Die Pforte des Lichts by Julian Sanchez

Autor:Julian Sanchez [Sanchez, Julian]
Die sprache: deu
Format: epub
veröffentlicht: 2012-10-05T16:00:00+00:00


12

Auf dem Heimweg überholte Enrique eine ganze Anzahl Autos, deren jugendliche Lenker mehr auf die Reize der neben ihnen sitzenden Frauen zu achten schienen als auf das Schauspiel, das der Sonnenuntergang bot. Leichte Trauer hatte sich seiner bemächtigt, und er wusste nicht recht, was er mit sich anfangen sollte. Mariola war nicht bei ihm, und Arturs Haus schien ihm nicht der richtige Ort, sich seinen Gefühlen hinzugeben. Doch genau genommen handelte es sich weniger um Gefühle als um Gespenster, ja, um nichts als Gespenster. Zum ersten Mal im Leben begriff er, was es mit dem in der Literatur bis zum Überdruss praktizierten Rückgriff auf Gespenster aus der Vergangenheit auf sich hatte. Ihm ging auf, dass es sie tatsächlich gibt; sie lauern uns auf, jederzeit bereit, uns an das unausweichliche Elend zu erinnern, das Bestandteil unseres Lebens ist, des vergangenen wie des künftigen. Wem sie sich zeigen, der muss wissen, wie er sich ihrer entledigt, sofern er eine Zukunft haben will.

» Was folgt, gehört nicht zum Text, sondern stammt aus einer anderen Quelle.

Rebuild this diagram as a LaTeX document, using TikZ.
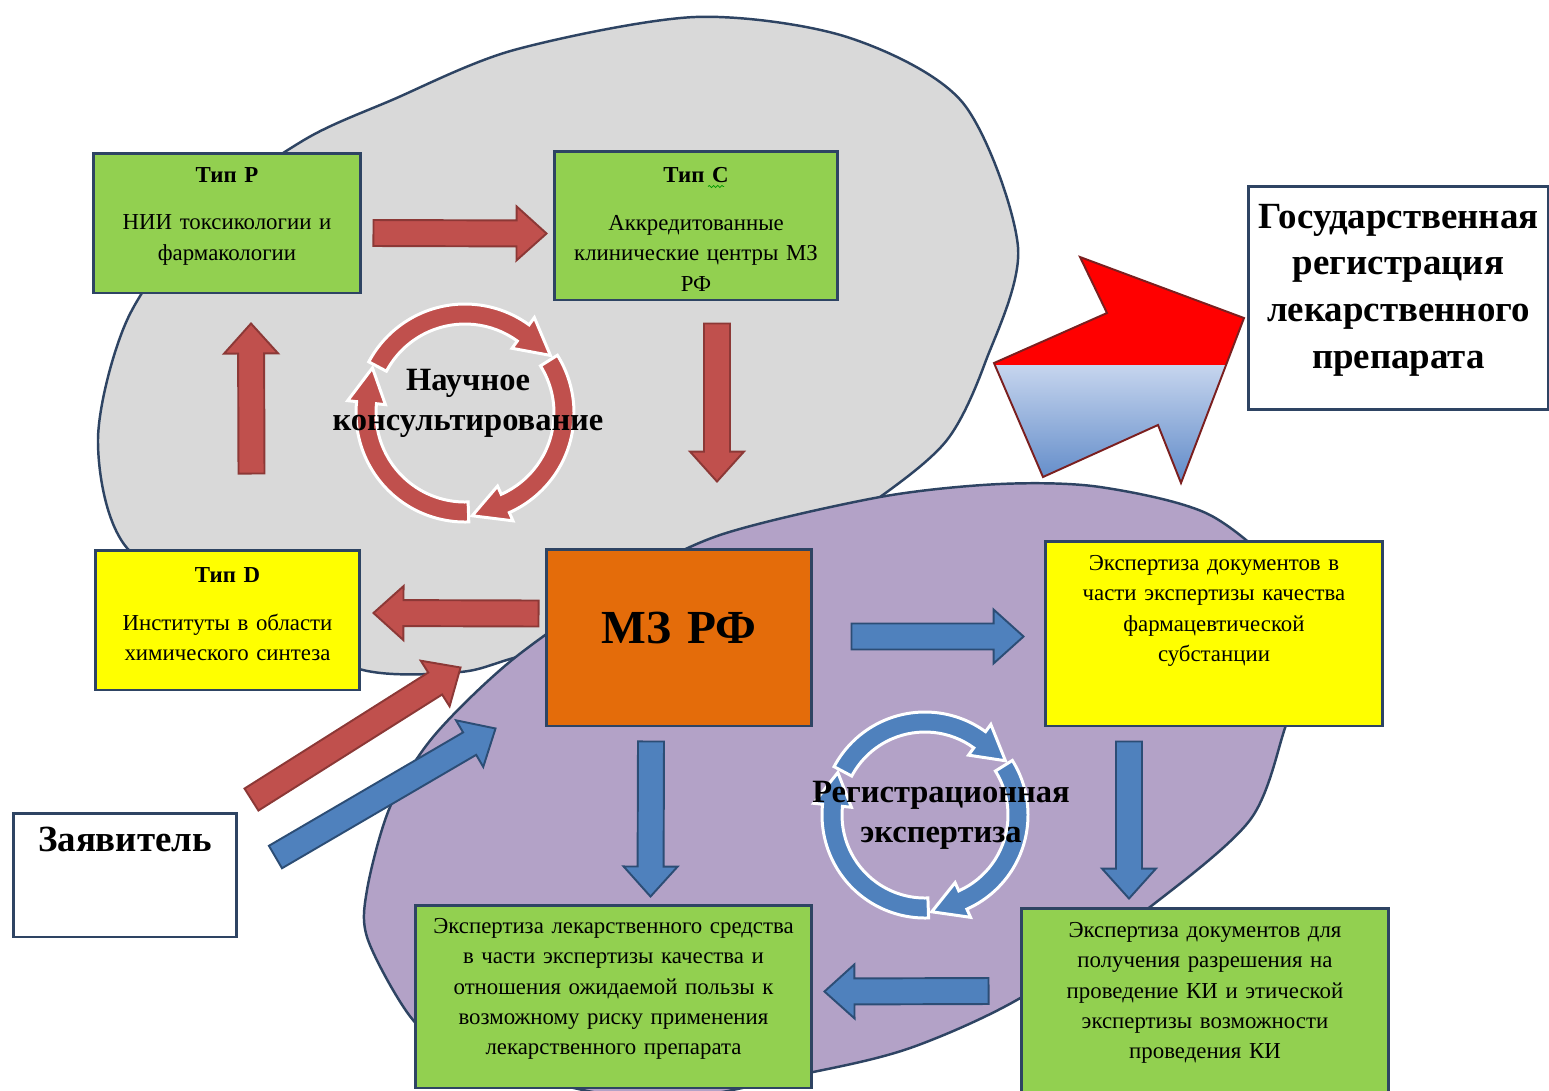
\documentclass[tikz,border=0pt]{standalone}
\usepackage{fontspec}
\setmainfont{Liberation Serif}
\usetikzlibrary{calc,decorations.pathmorphing}

\definecolor{navyline}{HTML}{2E4463}
\definecolor{greyfill}{HTML}{D9D9D9}
\definecolor{lilac}{HTML}{B3A2C7}
\definecolor{boxgreen}{HTML}{92D050}
\definecolor{boxyellow}{HTML}{FFFF00}
\definecolor{mzorange}{HTML}{E46C0A}
\definecolor{arrowred}{HTML}{C0504D}
\definecolor{arrowredline}{HTML}{8C3836}
\definecolor{arrowblue}{HTML}{4F81BD}
\definecolor{arrowblueline}{HTML}{2C4D75}
\definecolor{regred}{HTML}{FF0000}
\definecolor{regblue1}{HTML}{C6D5EE}
\definecolor{regblue2}{HTML}{5A86C6}
\definecolor{regline}{HTML}{7B1F1F}

% fat block arrow: style, tail, tip
\newcommand{\fatarrow}[3]{%
  \coordinate (fa-t) at #2;
  \coordinate (fa-h) at #3;
  \coordinate (fa-n) at ($(fa-h)!0.6cm!(fa-t)$);
  \draw[#1] ($(fa-t)!0.26cm!90:(fa-h)$) -- ($(fa-n)!0.26cm!-90:(fa-t)$)
    -- ($(fa-n)!0.54cm!-90:(fa-t)$) -- (fa-h) -- ($(fa-n)!0.54cm!90:(fa-t)$)
    -- ($(fa-n)!0.26cm!90:(fa-t)$) -- ($(fa-t)!0.26cm!-90:(fa-h)$) -- cycle;
}

% one bent piece of a cycle: style, centre, start angle, tip angle, radius
\newcommand{\cycleseg}[5]{%
  \pgfmathsetmacro{\cshb}{#4-20}%
  \pgfmathsetmacro{\csro}{#5+10}\pgfmathsetmacro{\csri}{#5-10}%
  \pgfmathsetmacro{\csrO}{#5+19}\pgfmathsetmacro{\csrI}{#5-19}%
  \pgfmathsetmacro{\csrT}{#5+4}%
  \draw[#1] ([shift={(#3:\csro)}]#2) arc[start angle=#3, end angle=\cshb, radius=\csro]
    -- ([shift={(\cshb:\csrO)}]#2) -- ([shift={(#4:\csrT)}]#2) -- ([shift={(\cshb:\csrI)}]#2)
    -- ([shift={(\cshb:\csri)}]#2) arc[start angle=\cshb, end angle=#3, radius=\csri] -- cycle;
}

\begin{document}
\begin{tikzpicture}[x=0.02cm, y=-0.02cm,
    box/.style={draw=navyline, line width=1.7pt, inner sep=0pt, align=center,
      font=\fontsize{13}{17.3}\selectfont},
    greenbox/.style={box, fill=boxgreen},
    yellowbox/.style={box, fill=boxyellow},
    whitebox/.style={box, fill=white},
    bigtext/.style={font=\bfseries\fontsize{21}{26.6}\selectfont},
    blob/.style={draw=navyline, line width=1.4pt},
    redblock/.style={fill=arrowred, draw=arrowredline, line width=1.1pt},
    blueblock/.style={fill=arrowblue, draw=arrowblueline, line width=1.1pt},
    cyclered/.style={fill=arrowred, draw=white, line width=1.7pt},
    cycleblue/.style={fill=arrowblue, draw=white, line width=1.7pt},
    cycletext/.style={align=center, font=\bfseries\fontsize{18.5}{22.7}\selectfont},
    spellmark/.style={draw=green!60!black, line width=0.4pt, decorate,
      decoration={snake, amplitude=0.6pt, segment length=2.4pt}}]

  \useasboundingbox (0,0) rectangle (1549,1090);
  \fill[white] (0,0) rectangle (1549,1090);
  \clip (0,0) rectangle (1549,1090);

  % the two areas
  \draw[blob, fill=greyfill] plot[smooth cycle] coordinates {
    (98,440) (128,318) (205,212) (304,140) (392,100) (514,50) (695,17) (847,37)
    (963,103) (1018,247) (985,363) (947,440) (880,497) (780,560) (650,620)
    (517,657) (460,672) (363,670) (250,620) (127,548)};
  \draw[blob, fill=lilac] plot[smooth cycle] coordinates {
    (512,660) (620,585) (720,535) (880,497) (1000,484) (1100,487) (1210,515)
    (1290,585) (1305,660) (1285,728) (1250,820) (1150,907) (1022,997) (913,1047)
    (813,1072) (650,1100) (470,1060) (413,1020) (368,940) (367,890) (390,807)
    (433,737)};

  % big arrow towards registration
  \def\regarrow{(994,363) -- (1107,313) -- (1080,257) -- (1244,318) -- (1181,483)
    -- (1158,425) -- (1043,477) -- cycle}
  \begin{scope}
    \clip \regarrow;
    \fill[regred] (980,240) rectangle (1260,365);
    \shade[top color=regblue1, bottom color=regblue2] (980,365) rectangle (1260,490);
  \end{scope}
  \draw[regline, line width=1.1pt] \regarrow;

  % boxes
  \node[greenbox, text width=5.36cm, text height=0.58cm, text depth=2.22cm] (tipP)
    at (227,223) {\textbf{Тип P}\\[10pt]НИИ токсикологии и\\фармакологии};
  \node[greenbox, text width=5.68cm, text height=0.632cm, text depth=2.348cm] (tipC)
    at (696,225.5) {\textbf{Тип C}\\[10pt]Аккредитованные\\клинические центры МЗ\\РФ};
  \node[yellowbox, text width=5.3cm, text height=0.652cm, text depth=2.148cm] (tipD)
    at (227.5,620) {\textbf{Тип D}\\[10pt]Институты в области\\химического синтеза};
  \node[box, fill=mzorange, text width=5.32cm, text height=1.886cm, text depth=1.654cm,
    font=\bfseries\fontsize{27}{32}\selectfont] (mz) at (679,637.5) {МЗ РФ};
  \node[yellowbox, text width=6.76cm, text height=0.586cm, text depth=3.114cm] (ekspA)
    at (1214,633.5) {Экспертиза документов в\\части экспертизы качества\\фармацевтической\\субстанции};
  \node[greenbox, text width=7.94cm, text height=0.566cm, text depth=3.094cm] (ekspL)
    at (613.5,996.5) {Экспертиза лекарственного средства\\в части экспертизы качества и\\отношения ожидаемой пользы к\\возможному риску применения\\лекарственного препарата};
  \node[greenbox, text width=7.36cm, text height=0.586cm, text depth=3.094cm] (ekspR)
    at (1205,1000) {Экспертиза документов для\\получения разрешения на\\проведение КИ и этической\\экспертизы возможности\\проведения КИ};
  \node[whitebox, bigtext, text width=6.02cm, text height=0.84cm, text depth=3.64cm] (gosreg)
    at (1398.5,298) {Государственная\\регистрация\\лекарственного\\препарата};
  \node[whitebox, bigtext, text width=4.48cm, text height=0.76cm, text depth=1.72cm] (zayav)
    at (125,875) {Заявитель};
  \draw[spellmark] ($(tipC.north)+(12,37)$) -- ++(16,0);

  % red flow
  \fatarrow{redblock}{($(tipP.east)+(11,10)$)}{($(tipC.west)+(-6,8)$)}
  \fatarrow{redblock}{($(tipD.north)+(24,-75)$)}{($(tipP.south)+(24,29)$)}
  \fatarrow{redblock}{($(tipC.south)+(21,22)$)}{($(mz.north)+(38,-66)$)}
  \fatarrow{redblock}{($(mz.west)+(-6,-24)$)}{($(tipD.east)+(12,-7)$)}
  \fatarrow{redblock}{($(zayav.north east)+(13,-12)$)}{($(mz.west)+(-84,30)$)}

  % blue flow
  \fatarrow{blueblock}{($(mz.east)+(38,-1)$)}{($(ekspA.west)+(-20,3)$)}
  \fatarrow{blueblock}{($(mz.south)+(-28,14)$)}{($(ekspL.north)+(37,-7)$)}
  \fatarrow{blueblock}{($(ekspA.south)+(-85,14)$)}{($(ekspR.north)+(-76,-8)$)}
  \fatarrow{blueblock}{($(ekspR.west)+(-31,-9)$)}{($(ekspL.east)+(11,-5)$)}
  \fatarrow{blueblock}{($(zayav.east)+(37,-18)$)}{($(mz.south west)+(-49,1)$)}

  % cycles
  \coordinate (redcyc) at (465,413);
  \coordinate (bluecyc) at (925,815);
  \cycleseg{cyclered}{redcyc}{-152}{-34}{99}
  \cycleseg{cyclered}{redcyc}{-32}{86}{99}
  \cycleseg{cyclered}{redcyc}{88}{206}{99}
  \cycleseg{cycleblue}{bluecyc}{-152}{-34}{93}
  \cycleseg{cycleblue}{bluecyc}{-32}{86}{93}
  \cycleseg{cycleblue}{bluecyc}{88}{206}{93}
  \node[cycletext] (nauch) at (468,403) {Научное\\консультирование};
  \node[cycletext] (regexp) at (941,815) {Регистрационная\\экспертиза};
\end{tikzpicture}
\end{document}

In Vallvidrera angekommen, stellte er den Wagen vor dem Haus ab. Es stand an einem der Hänge des Tibidabo, dessen Geschichte er als ehemaliger Schüler der Salesianer auf das Genaueste kannte. Ursprünglich hatte sich der ganze Berg im Besitz einer Familie befunden, bis ihn deren letzte Nachfahrin, Dorotea de Chopitea, anlässlich des Besuchs Don Boscos in Barcelona den Salesianern vermacht hatte. Diese hatten immer größere Parzellen davon verkauft, bis ihnen kaum mehr als der Gipfel gehörte. Auf ihm errichteten sie eine Sühnekirche, von der aus man einen herrlichen Blick auf die ganze Umgebung hatte. Die Bebauung der Berghänge ließ nicht lange auf sich warten, denn Barcelonas Großbürgertum brannte förmlich darauf, das Geld auszugeben, in dessen Besitz es durch den Schweiß Tausender von Arbeitern gelangt war.

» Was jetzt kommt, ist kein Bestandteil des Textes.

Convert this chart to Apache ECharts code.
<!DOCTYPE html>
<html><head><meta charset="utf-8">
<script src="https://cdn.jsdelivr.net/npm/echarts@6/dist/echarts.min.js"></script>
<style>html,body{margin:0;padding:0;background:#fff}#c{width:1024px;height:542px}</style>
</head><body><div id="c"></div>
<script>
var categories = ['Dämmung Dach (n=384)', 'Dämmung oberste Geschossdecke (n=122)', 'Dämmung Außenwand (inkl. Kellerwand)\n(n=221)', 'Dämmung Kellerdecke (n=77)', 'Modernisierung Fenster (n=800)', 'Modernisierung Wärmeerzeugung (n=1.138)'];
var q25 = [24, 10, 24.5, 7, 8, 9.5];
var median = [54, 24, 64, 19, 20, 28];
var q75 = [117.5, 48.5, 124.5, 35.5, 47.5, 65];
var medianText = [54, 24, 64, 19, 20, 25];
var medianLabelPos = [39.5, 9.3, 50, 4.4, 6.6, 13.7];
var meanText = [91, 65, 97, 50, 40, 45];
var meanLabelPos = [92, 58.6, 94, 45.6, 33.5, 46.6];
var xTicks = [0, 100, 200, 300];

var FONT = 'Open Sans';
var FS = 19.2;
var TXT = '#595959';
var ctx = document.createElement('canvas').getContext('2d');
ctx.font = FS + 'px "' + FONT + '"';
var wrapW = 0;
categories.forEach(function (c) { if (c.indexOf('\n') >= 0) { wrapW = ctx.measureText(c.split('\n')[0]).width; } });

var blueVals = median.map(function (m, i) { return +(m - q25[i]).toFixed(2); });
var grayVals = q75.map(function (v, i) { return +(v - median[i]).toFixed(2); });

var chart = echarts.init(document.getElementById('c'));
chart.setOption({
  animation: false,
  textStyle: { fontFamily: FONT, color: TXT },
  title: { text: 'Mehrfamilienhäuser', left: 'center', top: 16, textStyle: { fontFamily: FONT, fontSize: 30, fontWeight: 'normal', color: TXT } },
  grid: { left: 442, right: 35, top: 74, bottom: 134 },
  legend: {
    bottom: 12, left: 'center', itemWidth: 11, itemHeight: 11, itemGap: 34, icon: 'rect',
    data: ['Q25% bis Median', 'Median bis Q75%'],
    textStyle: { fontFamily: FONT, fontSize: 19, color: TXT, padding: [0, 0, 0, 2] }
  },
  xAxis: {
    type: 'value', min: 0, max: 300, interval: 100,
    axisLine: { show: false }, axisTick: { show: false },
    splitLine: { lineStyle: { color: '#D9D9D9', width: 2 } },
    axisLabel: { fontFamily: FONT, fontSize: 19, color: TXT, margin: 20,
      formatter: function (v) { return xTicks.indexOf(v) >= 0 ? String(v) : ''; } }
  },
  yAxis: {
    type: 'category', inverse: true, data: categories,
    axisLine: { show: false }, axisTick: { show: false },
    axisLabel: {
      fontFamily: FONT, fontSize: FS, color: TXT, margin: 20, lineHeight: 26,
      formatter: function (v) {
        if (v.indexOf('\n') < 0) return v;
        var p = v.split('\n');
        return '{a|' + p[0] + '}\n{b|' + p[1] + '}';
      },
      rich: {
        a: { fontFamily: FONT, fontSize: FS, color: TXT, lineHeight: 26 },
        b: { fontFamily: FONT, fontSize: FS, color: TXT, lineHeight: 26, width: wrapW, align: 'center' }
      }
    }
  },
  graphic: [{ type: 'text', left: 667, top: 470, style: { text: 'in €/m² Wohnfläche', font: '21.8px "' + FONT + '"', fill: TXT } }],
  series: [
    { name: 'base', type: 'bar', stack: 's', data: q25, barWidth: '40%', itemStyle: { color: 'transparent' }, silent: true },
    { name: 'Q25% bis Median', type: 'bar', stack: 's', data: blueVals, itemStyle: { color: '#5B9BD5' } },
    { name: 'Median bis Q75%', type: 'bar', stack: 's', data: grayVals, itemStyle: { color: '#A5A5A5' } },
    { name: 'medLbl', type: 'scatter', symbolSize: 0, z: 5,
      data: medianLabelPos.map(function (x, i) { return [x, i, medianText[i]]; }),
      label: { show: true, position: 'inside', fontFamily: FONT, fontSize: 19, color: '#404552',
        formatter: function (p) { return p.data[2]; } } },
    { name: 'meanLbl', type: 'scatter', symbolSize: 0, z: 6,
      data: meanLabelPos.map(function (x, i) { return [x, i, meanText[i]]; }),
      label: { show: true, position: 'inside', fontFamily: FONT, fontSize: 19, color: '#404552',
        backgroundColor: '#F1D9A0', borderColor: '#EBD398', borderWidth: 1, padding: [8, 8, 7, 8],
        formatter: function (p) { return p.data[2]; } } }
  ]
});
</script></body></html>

Nach wie vor im Wagen sitzend blickte Enrique zum Haus hinüber. Da dort Licht brannte, musste Bety bereits zurückgekehrt sein. Den Blick nach wie vor auf das Haus gerichtet, musste Enrique daran denken, wie teuer dessen Bau wie auch der Erwerb des Grundstücks gewesen war und dass Artur diese Beträge wohl nur dank seines ungesetzlichen Tuns hatte aufbringen können. Ohne etwas von dieser schrecklichen Wirklichkeit zu ahnen, hatte er dort seine glückliche Jugend verbracht.

Ohne Arturs Liebe und Fürsorge hätte er nie Schriftsteller werden können. Nicht nur hatte Artur, wie zuvor Enriques Eltern, jederzeit dafür gesorgt, dass er sich geliebt fühlte, nie hungern oder frieren musste und stets alles hatte, was er brauchte. Außerdem hatte er ihn ermutigt, ihn in den Anfängen seines Berufslebens finanziell gefördert, ihn beraten und seine ersten Versuche auf dem Gebiet der Literatur korrigiert, war sein erster Leser und Kritiker gewesen. Durfte er, der alles, was er war und besaß, seinem Adoptivvater verdankte, den Stab über ihn brechen, weil er sich an den Schätzen einer Kirche bereichert hatte, die in beständiger wirtschaftlicher Krise lebte? Mariola hatte Recht: Niemand hat das Recht, andere zu kritisieren, denn wir alle sind durch unsere Fehler und Irrtümer brüderlich vereint.

Von diesen Gedanken ein wenig getröstet, stieg er aus. Er hielt sich jetzt für stark genug, Bety die Erklärungen abzugeben, die sie mit Sicherheit erwartete.